**GOAL OF THE EXERCISE:**
Retype only the lines from the one containing "Write the TikZ code for this diagram." through the one containing "(0,0) rectangle (925,479);", both included, word for word. Pictures stay out of the copy.

[Charts and diagrams as code]

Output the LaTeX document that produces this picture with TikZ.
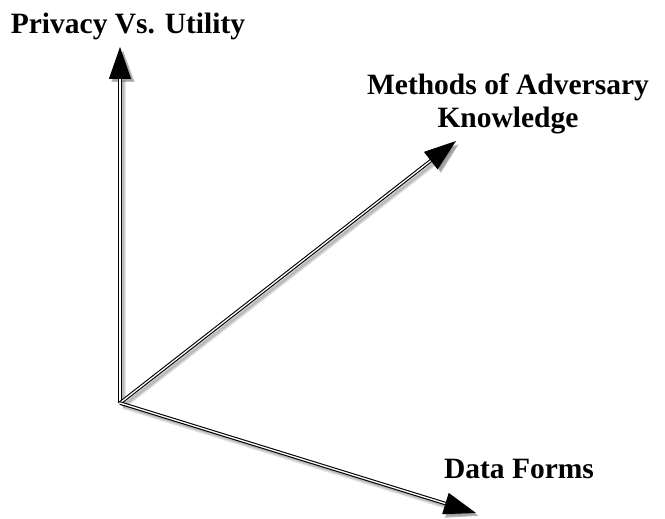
\documentclass[tikz,border=0pt]{standalone}
\usepackage{fontspec}
\setmainfont{Liberation Serif}
\usetikzlibrary{arrows.meta, positioning}
\tikzset{%
	axis/.style={draw=black, line width=1.1pt, double=white, double distance=1.3pt,%
		-{Triangle[length=32pt, width=22pt]}},
	axisshade/.style={draw=black, opacity=0.1, line width=#1,%
		-{Triangle[length=32pt, width=22pt]}, transform canvas={shift={(3pt,-3pt)}}},
	axislabel/.style={font=\fontsize{29.5}{33}\selectfont\bfseries, align=center,%
		inner sep=0pt, anchor=base}
}

\begin{document}
\begin{tikzpicture}[x=1pt, y=-1pt]
	\useasboundingbox (0,0) rectangle (665,519);
	\coordinate (o)  at (120,403);
	\coordinate (pu) at (120,47);
	\coordinate (mk) at (456,141);
	\coordinate (df) at (476,513);

	% soft shadow under the three axes
	\foreach \w in {2pt, 4pt, 6pt}
		\foreach \tip in {pu, mk, df}
			\draw[axisshade=\w] (o) -- (\tip);

	\draw[axis] (o) -- (pu);
	\draw[axis] (o) -- (mk);
	\draw[axis] (o) -- (df);

	\node[axislabel] (privacy) at (128,34)  {Privacy Vs. Utility};
	\node[axislabel] (methods) at (508,128) {Methods of Adversary\\Knowledge};
	\node[axislabel] (forms)   at (519,478) {Data Forms};
\end{tikzpicture}
\end{document}
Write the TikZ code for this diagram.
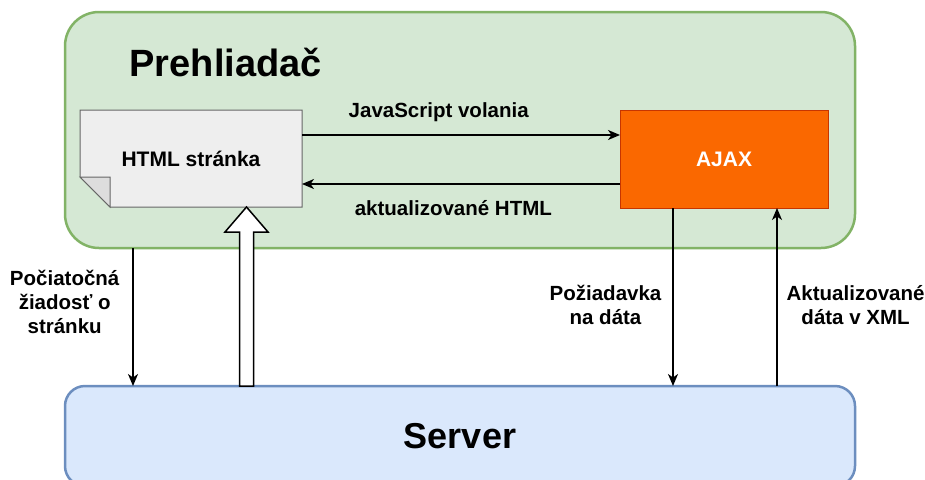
\documentclass[tikz,border=0pt]{standalone}
\usepackage{fontspec}
\setmainfont{Liberation Sans}
\usepackage{tikz}
\usetikzlibrary{arrows.meta}
\definecolor{browserfill}{HTML}{D5E8D4}
\definecolor{browserline}{HTML}{82B366}
\definecolor{serverfill}{HTML}{DAE8FC}
\definecolor{serverline}{HTML}{6C8EBF}
\definecolor{ajaxfill}{HTML}{FA6800}
\definecolor{ajaxline}{HTML}{C73500}
\definecolor{pagefill}{HTML}{EEEEEE}
\definecolor{pageline}{HTML}{666666}
\definecolor{foldfill}{HTML}{DDDDDD}

\begin{document}
\begin{tikzpicture}[x=1pt,y=-1pt,
    bigtext/.style={font=\fontsize{38}{40}\selectfont\bfseries},
    lbl/.style={font=\fontsize{20.5}{24}\selectfont\bfseries,inner sep=0pt,align=center},
    container/.style={rounded corners=#1,line width=2.5pt,inner sep=0pt,outer sep=0pt,
        minimum width=790pt},
    block/.style={inner sep=0pt,outer sep=0pt,line width=1pt,
        font=\fontsize{21}{24}\selectfont\bfseries},
    paper/.style={line width=1pt,draw=pageline},
    arr/.style={line width=1.3pt,-{Stealth[length=12pt,width=10pt,inset=3.5pt]}},
    hollow/.style={draw=black,fill=white,line width=1.5pt,line join=miter}]
    \clip (0,0) rectangle (925,479);

    \node[container=34pt,draw=browserline,fill=browserfill,minimum height=236pt]
        (browser) at (460,130) {};
    \node[bigtext,anchor=base west] (title) at (126,76) {Prehliadač};
    \node[container=20pt,draw=serverline,fill=serverfill,minimum height=100pt,
        font=\fontsize{36}{40}\selectfont\bfseries,anchor=north] (server) at (460,386) {Server};

    \coordinate (pagenw) at (80,110);
    \coordinate (pagese) at (302,207);
    \draw[paper,fill=pagefill] (pagenw) -| (pagese) -- ([xshift=30pt]pagenw |- pagese)
        -- ([yshift=30pt]pagenw |- pagese) -- cycle;
    \draw[paper,fill=foldfill] ([yshift=30pt]pagenw |- pagese) -- ++(30,0)
        -- ([xshift=30pt]pagenw |- pagese) -- cycle;
    \path (pagenw) -- (pagese)
        node[midway,block,minimum width=222pt,minimum height=97pt] (page) {HTML stránka};

    \node[block,draw=ajaxline,fill=ajaxfill,text=white,minimum width=208pt,
        minimum height=98pt] (ajax) at (724,159) {AJAX};

    \draw[arr] ([yshift=23.5pt]page.east) -- ([yshift=23.5pt]page.east -| ajax.west)
        node[lbl,pos=0.43,anchor=base,yshift=17.7pt] {JavaScript volania};
    \draw[arr] ([yshift=-25pt]ajax.west) -- ([yshift=-25pt]ajax.west -| page.east)
        node[lbl,pos=0.524,anchor=base,yshift=-31pt] {aktualizované HTML};

    \draw[arr] ([xshift=68pt]browser.south west) -- ([xshift=68pt]server.north west)
        node[lbl,pos=0.394,left=13pt] {Počiatočná\\žiadosť o\\stránku};
    \draw[arr] ([xshift=53pt]ajax.south west) -- ([xshift=53pt]ajax.south west |- server.north)
        node[lbl,pos=0.545,left=11pt] {Požiadavka\\na dáta};
    \draw[arr] ([xshift=-51pt]ajax.south east |- server.north) -- ([xshift=-51pt]ajax.south east)
        node[lbl,pos=0.455,right=9pt] {Aktualizované\\dáta v XML};

    \coordinate (tip) at ([xshift=55.5pt]page.south);
    \coordinate (base) at (tip |- server.north);
    \draw[hollow] ([xshift=-7pt]base) |- ([xshift=-21.5pt,yshift=-25pt]tip) -- (tip)
        -- ([xshift=21.5pt,yshift=-25pt]tip) -| ([xshift=7pt]base) -- cycle;
\end{tikzpicture}
\end{document}
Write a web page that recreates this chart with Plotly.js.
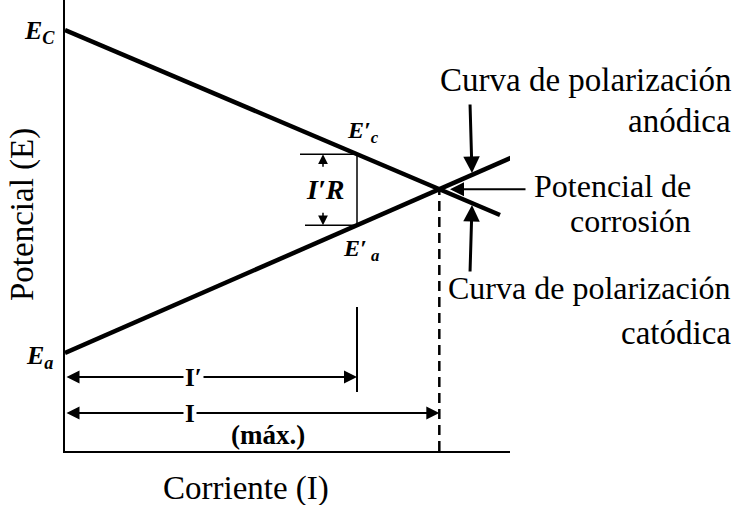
<!DOCTYPE html>
<html>
<head>
<meta charset="utf-8">
<script src="https://cdn.plot.ly/plotly-3.0.1.min.js"></script>
<style>html,body{margin:0;padding:0;background:#fff;}#chart{width:744px;height:505px;}</style>
</head>
<body>
<div id="chart"></div>
<script>
// ---- data (schematic units) ----
const corrienteCatodica = [0, 435];
const potencialCatodica = [421, 236];
const corrienteAnodica = [0, 457];
const potencialAnodica = [98, 298];
const corrientePrima = 292;          // I'
const guiaPrimaE = [59, 144];        // vertical guide under I'
const cotaIprimaE = 74;              // level of I' dimension arrow
const cotaImaxE = 38;                // level of I (máx.) dimension arrow

const X_MAX = 445, Y_MAX = 451;

function lineAt(xs, ys, x) { return ys[0] + (ys[1] - ys[0]) * (x - xs[0]) / (xs[1] - xs[0]); }
const mC = (potencialCatodica[1] - potencialCatodica[0]) / (corrienteCatodica[1] - corrienteCatodica[0]);
const mA = (potencialAnodica[1] - potencialAnodica[0]) / (corrienteAnodica[1] - corrienteAnodica[0]);
const corrienteMax = (potencialAnodica[0] - potencialCatodica[0]) / (mC - mA);
const potencialCorr = potencialCatodica[0] + mC * corrienteMax;
const EcPrima = lineAt(corrienteCatodica, potencialCatodica, corrientePrima);
const EaPrima = lineAt(corrienteAnodica, potencialAnodica, corrientePrima);

const black = '#000';
const serif = 'Liberation Serif';

const traces = [
  {x: corrienteCatodica, y: potencialCatodica, mode: 'lines', line: {color: black, width: 4.5}, hoverinfo: 'skip'},
  {x: corrienteAnodica, y: potencialAnodica, mode: 'lines', line: {color: black, width: 4.5}, hoverinfo: 'skip'},
  {x: [corrienteMax, corrienteMax], y: [0, potencialCorr], mode: 'lines', line: {color: black, width: 2.5, dash: '10px,6px'}, hoverinfo: 'skip'},
  {x: [corrientePrima, corrientePrima], y: [EaPrima, EcPrima], mode: 'lines', line: {color: black, width: 1.5}, hoverinfo: 'skip'},
  {x: [corrientePrima - 57, corrientePrima], y: [EcPrima, EcPrima], mode: 'lines', line: {color: black, width: 1.5}, hoverinfo: 'skip'},
  {x: [corrientePrima - 52, corrientePrima], y: [EaPrima, EaPrima], mode: 'lines', line: {color: black, width: 1.5}, hoverinfo: 'skip'},
  {x: [corrientePrima, corrientePrima], y: guiaPrimaE, mode: 'lines', line: {color: black, width: 2}, hoverinfo: 'skip'}
];

function arrow(x, y, ax, ay, both, w, size) {
  return {x: x / X_MAX, y: y / Y_MAX, ax: ax / X_MAX, ay: ay / Y_MAX, xref: 'paper', yref: 'paper', axref: 'paper', ayref: 'paper', text: '',
    showarrow: true, arrowhead: 2, arrowsize: size || 1.3, arrowwidth: w || 2, arrowcolor: black,
    startarrowhead: 2, startarrowsize: size || 1.3, arrowside: both ? 'end+start' : 'end', standoff: 0, startstandoff: 0};
}
function label(text, x, y, size, anchor, extra) {
  return Object.assign({x: x / X_MAX, y: y / Y_MAX, xref: 'paper', yref: 'paper', text: text, showarrow: false,
    xanchor: anchor || 'center', yanchor: 'middle', font: {family: serif, size: size, color: black}}, extra || {});
}

const annotations = [
  // dimension arrows
  arrow(corrientePrima, cotaIprimaE, 0, cotaIprimaE, true, 2),
  arrow(corrienteMax, cotaImaxE, 0, cotaImaxE, true, 2),
  // I'R arrows
  arrow(258, EcPrima, 258, EcPrima - 14, false, 1.5),
  arrow(258, EaPrima, 258, EaPrima + 14, false, 1.5),
  // right-side pointer arrows
  arrow(407, lineAt(corrienteAnodica, potencialAnodica, 407) + 2, 405, 348, false, 3, 1.1),
  arrow(385, potencialCorr, 462, potencialCorr, false, 2, 1.4),
  arrow(407, lineAt(corrienteCatodica, potencialCatodica, 407) - 2, 405, 178, false, 3, 1.1),
  // labels on the diagram
  label('<b><i>E<sub>C</sub></i></b>', -26, 419, 26),
  label('<b><i>E<sub>a</sub></i></b>', -26, 94, 26),
  label("<b><i>E′<sub>c</sub></i></b>", 298, 319, 24),
  label("<b><i>E′<sub> a</sub></i></b>", 296, 201, 24),
  label("<b><i>I′R</i></b>", 260, 262, 28),
  label('<b>I′</b>', 128, cotaIprimaE, 25, 'center', {bgcolor: '#fff'}),
  label('<b>I</b>', 125, cotaImaxE, 25, 'center', {bgcolor: '#fff'}),
  label('<b>(máx.)</b>', 203, 16, 27),
  // right-side texts
  label('Curva de polarización', 668, 371, 33, 'right'),
  label('anódica', 668, 330, 33, 'right'),
  label('Potencial de', 628, 265, 32, 'right'),
  label('corrosión', 628, 230, 32, 'right'),
  label('Curva de polarización', 668, 163, 32, 'right'),
  label('catódica', 668, 118, 33, 'right'),
  // axis titles
  label('Potencial (E)', -43, 236, 33, 'center', {textangle: -90}),
  label('Corriente (I)', 181, -37, 33)
];

const layout = {
  width: 744, height: 505,
  margin: {l: 65, r: 234, t: 0, b: 54, pad: 0},
  paper_bgcolor: '#fff', plot_bgcolor: '#fff',
  showlegend: false,
  font: {family: serif},
  xaxis: {range: [0, X_MAX], showline: true, linewidth: 2, linecolor: black, showgrid: false, zeroline: false, showticklabels: false, ticks: '', fixedrange: true},
  yaxis: {range: [0, Y_MAX], showline: true, linewidth: 2, linecolor: black, showgrid: false, zeroline: false, showticklabels: false, ticks: '', fixedrange: true},
  annotations: annotations
};

Plotly.newPlot('chart', traces, layout, {staticPlot: true, displayModeBar: false});
</script>
</body>
</html>
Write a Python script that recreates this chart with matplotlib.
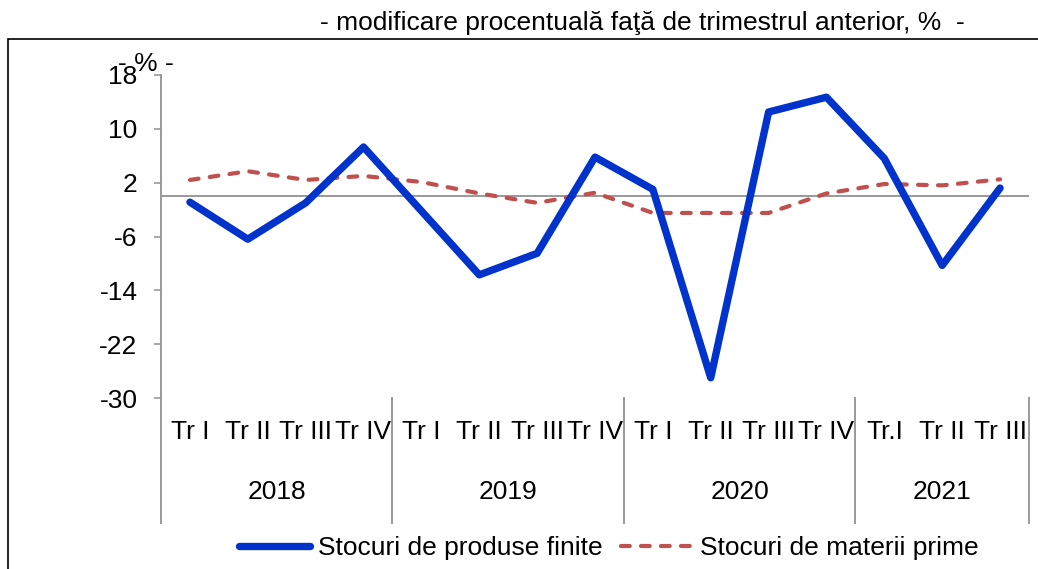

**SOLUTION:**
Write the TikZ code for this diagram.
\documentclass[tikz,border=0pt]{standalone}
\usepackage{fontspec}
\setmainfont{Liberation Sans}
\usepackage{tikz}
\usetikzlibrary{arrows.meta}
\definecolor{browserfill}{HTML}{D5E8D4}
\definecolor{browserline}{HTML}{82B366}
\definecolor{serverfill}{HTML}{DAE8FC}
\definecolor{serverline}{HTML}{6C8EBF}
\definecolor{ajaxfill}{HTML}{FA6800}
\definecolor{ajaxline}{HTML}{C73500}
\definecolor{pagefill}{HTML}{EEEEEE}
\definecolor{pageline}{HTML}{666666}
\definecolor{foldfill}{HTML}{DDDDDD}

\begin{document}
\begin{tikzpicture}[x=1pt,y=-1pt,
    bigtext/.style={font=\fontsize{38}{40}\selectfont\bfseries},
    lbl/.style={font=\fontsize{20.5}{24}\selectfont\bfseries,inner sep=0pt,align=center},
    container/.style={rounded corners=#1,line width=2.5pt,inner sep=0pt,outer sep=0pt,
        minimum width=790pt},
    block/.style={inner sep=0pt,outer sep=0pt,line width=1pt,
        font=\fontsize{21}{24}\selectfont\bfseries},
    paper/.style={line width=1pt,draw=pageline},
    arr/.style={line width=1.3pt,-{Stealth[length=12pt,width=10pt,inset=3.5pt]}},
    hollow/.style={draw=black,fill=white,line width=1.5pt,line join=miter}]
    \clip (0,0) rectangle (925,479);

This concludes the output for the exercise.